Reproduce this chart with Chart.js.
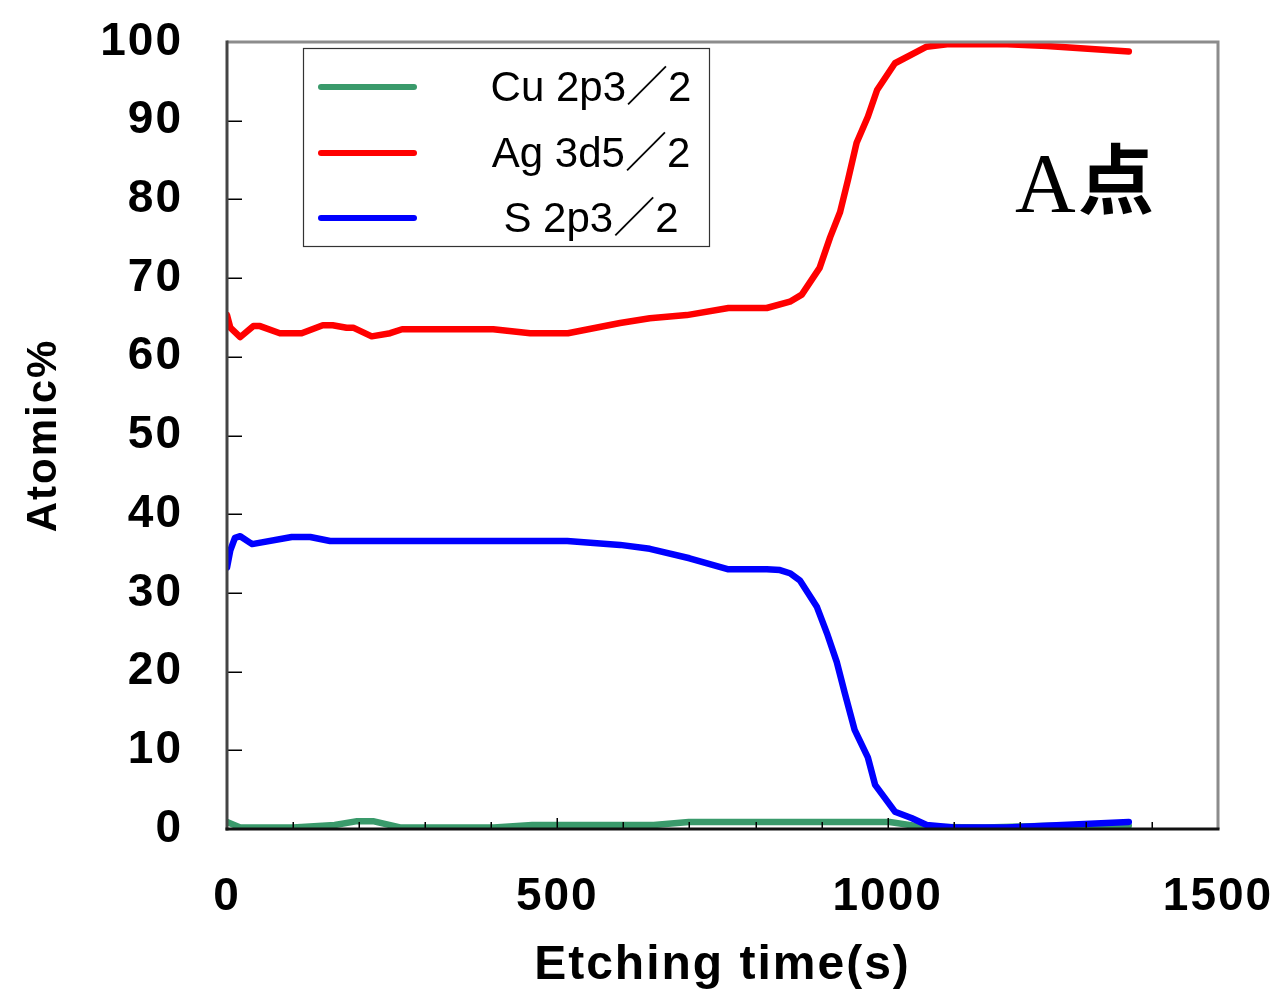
<!DOCTYPE html>
<html><head><meta charset="utf-8">
<script src="https://cdn.jsdelivr.net/npm/chart.js@4.4.1/dist/chart.umd.min.js"></script>
<style>html,body{margin:0;padding:0;background:#fff;overflow:hidden}</style>
</head><body>
<canvas id="c" width="1276" height="992"></canvas>
<script>
// ---- data ----
const seriesLabels = ['Cu 2p3／2', 'Ag 3d5／2', 'S 2p3／2'];
const seriesColors = ['#3a9a6b', '#ff0000', '#0000ff'];

const cuTime   = [0, 20, 100, 163, 197, 221, 262, 404, 462, 646, 699, 1003, 1050, 1147, 1244, 1365];
const cuAtomic = [0.9, 0.2, 0.2, 0.5, 1.0, 1.0, 0.2, 0.2, 0.5, 0.5, 0.9, 0.9, 0.3, 0.2, 0.4, 0.4];

const agTime   = [0, 5, 20, 40, 50, 80, 113, 145, 160, 181, 191, 219, 247, 265, 403, 459, 516, 595, 640, 696, 759, 817, 852, 870, 897, 913, 928, 940, 953, 970, 984, 1011, 1059, 1090, 1181, 1241, 1365];
const agAtomic = [65.3, 63.7, 62.5, 63.9, 63.9, 63.0, 63.0, 64.0, 64.0, 63.7, 63.7, 62.6, 63.0, 63.5, 63.5, 63.0, 63.0, 64.3, 64.9, 65.3, 66.2, 66.2, 67.0, 67.9, 71.3, 75.2, 78.4, 82.5, 87.2, 90.5, 93.9, 97.3, 99.4, 99.7, 99.7, 99.5, 98.8];

const sTime    = [0, 5, 12, 20, 38, 98, 126, 156, 515, 595, 640, 700, 759, 817, 837, 852, 867, 893, 908, 923, 935, 950, 970, 981, 1011, 1036, 1059, 1100, 1180, 1365];
const sAtomic  = [33.2, 35.4, 37.0, 37.2, 36.2, 37.1, 37.1, 36.6, 36.6, 36.1, 35.6, 34.4, 33.0, 33.0, 32.9, 32.5, 31.6, 28.2, 24.9, 21.2, 17.3, 12.6, 9.1, 5.6, 2.2, 1.4, 0.5, 0.2, 0.2, 0.9];

const xLabeledTicks = [0, 500, 1000, 1500];
const xTitle = 'Etching time(s)';
const yTitle = 'Atomic%';
const pointLabel = ['A', '点'];

function pts(t, v) { return t.map((x, i) => ({ x: x, y: v[i] })); }

// ---- plugins ----
const spacingPlugin = {
  id: 'spacing',
  beforeDraw(chart) { chart.ctx.letterSpacing = '2px'; }
};

const framePlugin = {
  id: 'frame',
  afterDatasetsDraw(chart) {
    const { ctx, chartArea: { left, right, top, bottom }, scales: { x, y } } = chart;
    ctx.save();
    ctx.lineCap = 'butt';
    ctx.strokeStyle = '#000';
    ctx.lineWidth = 1.5;
    y.ticks.forEach(t => {
      if (t.value <= 0 || t.value >= 100) return;
      const py = Math.round(y.getPixelForValue(t.value)) + 0.25;
      ctx.beginPath(); ctx.moveTo(left, py); ctx.lineTo(left + 15, py); ctx.stroke();
    });
    x.ticks.forEach(t => {
      if (t.value <= 0 || t.value >= 1500) return;
      const px = Math.round(x.getPixelForValue(t.value)) + 0.25;
      const len = (t.value % 500 === 0) ? 11 : 7;
      ctx.beginPath(); ctx.moveTo(px, bottom); ctx.lineTo(px, bottom - len); ctx.stroke();
    });
    ctx.lineWidth = 3;
    ctx.strokeStyle = '#8c8c8c';
    ctx.beginPath(); ctx.moveTo(left, top); ctx.lineTo(right, top); ctx.lineTo(right, bottom); ctx.stroke();
    ctx.strokeStyle = '#444';
    ctx.beginPath(); ctx.moveTo(left, top - 1.5); ctx.lineTo(left, bottom + 1.5); ctx.stroke();
    ctx.strokeStyle = '#111';
    ctx.beginPath(); ctx.moveTo(left - 1.5, bottom); ctx.lineTo(right + 1.5, bottom); ctx.stroke();
    ctx.restore();
  }
};

const legendPlugin = {
  id: 'boxLegend',
  afterDraw(chart) {
    const { ctx, chartArea: { left, top, right } } = chart;
    ctx.save();
    ctx.letterSpacing = '0px';
    const bx = left + 76, by = top + 6, bw = 406, bh = 198;
    ctx.fillStyle = '#fff';
    ctx.fillRect(bx, by, bw, bh);
    ctx.strokeStyle = '#333';
    ctx.lineWidth = 1.2;
    ctx.strokeRect(bx + 0.5, by + 0.5, bw, bh);
    const rows = [39, 105, 170];
    chart.data.datasets.forEach((ds, i) => {
      const ry = by + rows[i];
      ctx.strokeStyle = ds.borderColor;
      ctx.lineWidth = 6;
      ctx.lineCap = 'round';
      ctx.beginPath(); ctx.moveTo(bx + 18, ry); ctx.lineTo(bx + 111, ry); ctx.stroke();
      ctx.fillStyle = '#000';
      ctx.font = "42px 'Liberation Sans', 'Noto Sans CJK JP', sans-serif";
      ctx.textAlign = 'center';
      ctx.textBaseline = 'middle';
      ctx.fillText(ds.label, bx + 288, ry + 2);
    });
    // point label
    ctx.fillStyle = '#000';
    ctx.textAlign = 'left';
    ctx.textBaseline = 'alphabetic';
    ctx.font = "84px 'Liberation Serif', serif";
    const ax = right - 203;
    ctx.fillText(pointLabel[0], ax, top + 170);
    ctx.font = "bold 76px 'Noto Sans CJK JP', sans-serif";
    ctx.fillText(pointLabel[1], ax + 63, top + 166);
    ctx.restore();
  }
};

Chart.defaults.font.family = "'Liberation Sans', Arial, sans-serif";
Chart.defaults.color = '#000';

new Chart(document.getElementById('c'), {
  type: 'line',
  data: {
    datasets: [
      { label: seriesLabels[0], data: pts(cuTime, cuAtomic), borderColor: seriesColors[0], order: 3 },
      { label: seriesLabels[1], data: pts(agTime, agAtomic), borderColor: seriesColors[1], order: 2 },
      { label: seriesLabels[2], data: pts(sTime, sAtomic), borderColor: seriesColors[2], order: 1 }
    ]
  },
  options: {
    responsive: false,
    animation: false,
    devicePixelRatio: 1,
    elements: {
      line: { borderWidth: 6.5, tension: 0, borderJoinStyle: 'round', borderCapStyle: 'round', fill: false },
      point: { radius: 0, hoverRadius: 0 }
    },
    layout: { padding: { top: 42, right: 58, left: 0, bottom: 0 } },
    plugins: { legend: { display: false }, tooltip: { enabled: false } },
    scales: {
      x: {
        type: 'linear', min: 0, max: 1500,
        grid: { display: false, drawTicks: false },
        border: { display: false },
        afterFit(s) { s.height = 163; s.paddingLeft = 0; s.paddingRight = 0; s.paddingTop = 0; s.paddingBottom = 0; },
        ticks: {
          stepSize: 100, autoSkip: false, maxRotation: 0, padding: 45,
          font: { size: 46, weight: 'bold', lineHeight: 1 },
          callback: (v) => xLabeledTicks.includes(v) ? String(v) : ''
        },
        title: { display: true, text: xTitle, font: { size: 48, weight: 'bold', lineHeight: 1 }, padding: { top: 0, bottom: 2 } }
      },
      y: {
        min: 0, max: 100,
        grid: { display: false, drawTicks: false },
        border: { display: false },
        afterFit(s) { s.width = 227; s.paddingLeft = 0; s.paddingRight = 0; s.paddingTop = 0; s.paddingBottom = 0; },
        ticks: { stepSize: 10, padding: 44, font: { size: 46, weight: 'bold', lineHeight: 1 } },
        title: { display: true, text: yTitle, font: { size: 42, weight: 'bold', lineHeight: 1.2 }, padding: { top: 19, bottom: 0 } }
      }
    }
  },
  plugins: [spacingPlugin, framePlugin, legendPlugin]
});
</script>
</body></html>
----------
*Task brief*:
Working from the material above, transcribe it exactly while omitting pictures.

*Solution for this task*:
Reproduce this chart with Chart.js.
<!DOCTYPE html>
<html><head><meta charset="utf-8">
<script src="https://cdn.jsdelivr.net/npm/chart.js@4.4.1/dist/chart.umd.min.js"></script>
<style>html,body{margin:0;padding:0;background:#fff;overflow:hidden}</style>
</head><body>
<canvas id="c" width="1276" height="992"></canvas>
<script>
// ---- data ----
const seriesLabels = ['Cu 2p3／2', 'Ag 3d5／2', 'S 2p3／2'];
const seriesColors = ['#3a9a6b', '#ff0000', '#0000ff'];

const cuTime   = [0, 20, 100, 163, 197, 221, 262, 404, 462, 646, 699, 1003, 1050, 1147, 1244, 1365];
const cuAtomic = [0.9, 0.2, 0.2, 0.5, 1.0, 1.0, 0.2, 0.2, 0.5, 0.5, 0.9, 0.9, 0.3, 0.2, 0.4, 0.4];

const agTime   = [0, 5, 20, 40, 50, 80, 113, 145, 160, 181, 191, 219, 247, 265, 403, 459, 516, 595, 640, 696, 759, 817, 852, 870, 897, 913, 928, 940, 953, 970, 984, 1011, 1059, 1090, 1181, 1241, 1365];
const agAtomic = [65.3, 63.7, 62.5, 63.9, 63.9, 63.0, 63.0, 64.0, 64.0, 63.7, 63.7, 62.6, 63.0, 63.5, 63.5, 63.0, 63.0, 64.3, 64.9, 65.3, 66.2, 66.2, 67.0, 67.9, 71.3, 75.2, 78.4, 82.5, 87.2, 90.5, 93.9, 97.3, 99.4, 99.7, 99.7, 99.5, 98.8];

const sTime    = [0, 5, 12, 20, 38, 98, 126, 156, 515, 595, 640, 700, 759, 817, 837, 852, 867, 893, 908, 923, 935, 950, 970, 981, 1011, 1036, 1059, 1100, 1180, 1365];
const sAtomic  = [33.2, 35.4, 37.0, 37.2, 36.2, 37.1, 37.1, 36.6, 36.6, 36.1, 35.6, 34.4, 33.0, 33.0, 32.9, 32.5, 31.6, 28.2, 24.9, 21.2, 17.3, 12.6, 9.1, 5.6, 2.2, 1.4, 0.5, 0.2, 0.2, 0.9];

const xLabeledTicks = [0, 500, 1000, 1500];
const xTitle = 'Etching time(s)';
const yTitle = 'Atomic%';
const pointLabel = ['A', '点'];

function pts(t, v) { return t.map((x, i) => ({ x: x, y: v[i] })); }

// ---- plugins ----
const spacingPlugin = {
  id: 'spacing',
  beforeDraw(chart) { chart.ctx.letterSpacing = '2px'; }
};

const framePlugin = {
  id: 'frame',
  afterDatasetsDraw(chart) {
    const { ctx, chartArea: { left, right, top, bottom }, scales: { x, y } } = chart;
    ctx.save();
    ctx.lineCap = 'butt';
    ctx.strokeStyle = '#000';
    ctx.lineWidth = 1.5;
    y.ticks.forEach(t => {
      if (t.value <= 0 || t.value >= 100) return;
      const py = Math.round(y.getPixelForValue(t.value)) + 0.25;
      ctx.beginPath(); ctx.moveTo(left, py); ctx.lineTo(left + 15, py); ctx.stroke();
    });
    x.ticks.forEach(t => {
      if (t.value <= 0 || t.value >= 1500) return;
      const px = Math.round(x.getPixelForValue(t.value)) + 0.25;
      const len = (t.value % 500 === 0) ? 11 : 7;
      ctx.beginPath(); ctx.moveTo(px, bottom); ctx.lineTo(px, bottom - len); ctx.stroke();
    });
    ctx.lineWidth = 3;
    ctx.strokeStyle = '#8c8c8c';
    ctx.beginPath(); ctx.moveTo(left, top); ctx.lineTo(right, top); ctx.lineTo(right, bottom); ctx.stroke();
    ctx.strokeStyle = '#444';
    ctx.beginPath(); ctx.moveTo(left, top - 1.5); ctx.lineTo(left, bottom + 1.5); ctx.stroke();
    ctx.strokeStyle = '#111';
    ctx.beginPath(); ctx.moveTo(left - 1.5, bottom); ctx.lineTo(right + 1.5, bottom); ctx.stroke();
    ctx.restore();
  }
};

const legendPlugin = {
  id: 'boxLegend',
  afterDraw(chart) {
    const { ctx, chartArea: { left, top, right } } = chart;
    ctx.save();
    ctx.letterSpacing = '0px';
    const bx = left + 76, by = top + 6, bw = 406, bh = 198;
    ctx.fillStyle = '#fff';
    ctx.fillRect(bx, by, bw, bh);
    ctx.strokeStyle = '#333';
    ctx.lineWidth = 1.2;
    ctx.strokeRect(bx + 0.5, by + 0.5, bw, bh);
    const rows = [39, 105, 170];
    chart.data.datasets.forEach((ds, i) => {
      const ry = by + rows[i];
      ctx.strokeStyle = ds.borderColor;
      ctx.lineWidth = 6;
      ctx.lineCap = 'round';
      ctx.beginPath(); ctx.moveTo(bx + 18, ry); ctx.lineTo(bx + 111, ry); ctx.stroke();
      ctx.fillStyle = '#000';
      ctx.font = "42px 'Liberation Sans', 'Noto Sans CJK JP', sans-serif";
      ctx.textAlign = 'center';
      ctx.textBaseline = 'middle';
      ctx.fillText(ds.label, bx + 288, ry + 2);
    });
    // point label
    ctx.fillStyle = '#000';
    ctx.textAlign = 'left';
    ctx.textBaseline = 'alphabetic';
    ctx.font = "84px 'Liberation Serif', serif";
    const ax = right - 203;
    ctx.fillText(pointLabel[0], ax, top + 170);
    ctx.font = "bold 76px 'Noto Sans CJK JP', sans-serif";
    ctx.fillText(pointLabel[1], ax + 63, top + 166);
    ctx.restore();
  }
};

Chart.defaults.font.family = "'Liberation Sans', Arial, sans-serif";
Chart.defaults.color = '#000';

new Chart(document.getElementById('c'), {
  type: 'line',
  data: {
    datasets: [
      { label: seriesLabels[0], data: pts(cuTime, cuAtomic), borderColor: seriesColors[0], order: 3 },
      { label: seriesLabels[1], data: pts(agTime, agAtomic), borderColor: seriesColors[1], order: 2 },
      { label: seriesLabels[2], data: pts(sTime, sAtomic), borderColor: seriesColors[2], order: 1 }
    ]
  },
  options: {
    responsive: false,
    animation: false,
    devicePixelRatio: 1,
    elements: {
      line: { borderWidth: 6.5, tension: 0, borderJoinStyle: 'round', borderCapStyle: 'round', fill: false },
      point: { radius: 0, hoverRadius: 0 }
    },
    layout: { padding: { top: 42, right: 58, left: 0, bottom: 0 } },
    plugins: { legend: { display: false }, tooltip: { enabled: false } },
    scales: {
      x: {
        type: 'linear', min: 0, max: 1500,
        grid: { display: false, drawTicks: false },
        border: { display: false },
        afterFit(s) { s.height = 163; s.paddingLeft = 0; s.paddingRight = 0; s.paddingTop = 0; s.paddingBottom = 0; },
        ticks: {
          stepSize: 100, autoSkip: false, maxRotation: 0, padding: 45,
          font: { size: 46, weight: 'bold', lineHeight: 1 },
          callback: (v) => xLabeledTicks.includes(v) ? String(v) : ''
        },
        title: { display: true, text: xTitle, font: { size: 48, weight: 'bold', lineHeight: 1 }, padding: { top: 0, bottom: 2 } }
      },
      y: {
        min: 0, max: 100,
        grid: { display: false, drawTicks: false },
        border: { display: false },
        afterFit(s) { s.width = 227; s.paddingLeft = 0; s.paddingRight = 0; s.paddingTop = 0; s.paddingBottom = 0; },
        ticks: { stepSize: 10, padding: 44, font: { size: 46, weight: 'bold', lineHeight: 1 } },
        title: { display: true, text: yTitle, font: { size: 42, weight: 'bold', lineHeight: 1.2 }, padding: { top: 19, bottom: 0 } }
      }
    }
  },
  plugins: [spacingPlugin, framePlugin, legendPlugin]
});
</script>
</body></html>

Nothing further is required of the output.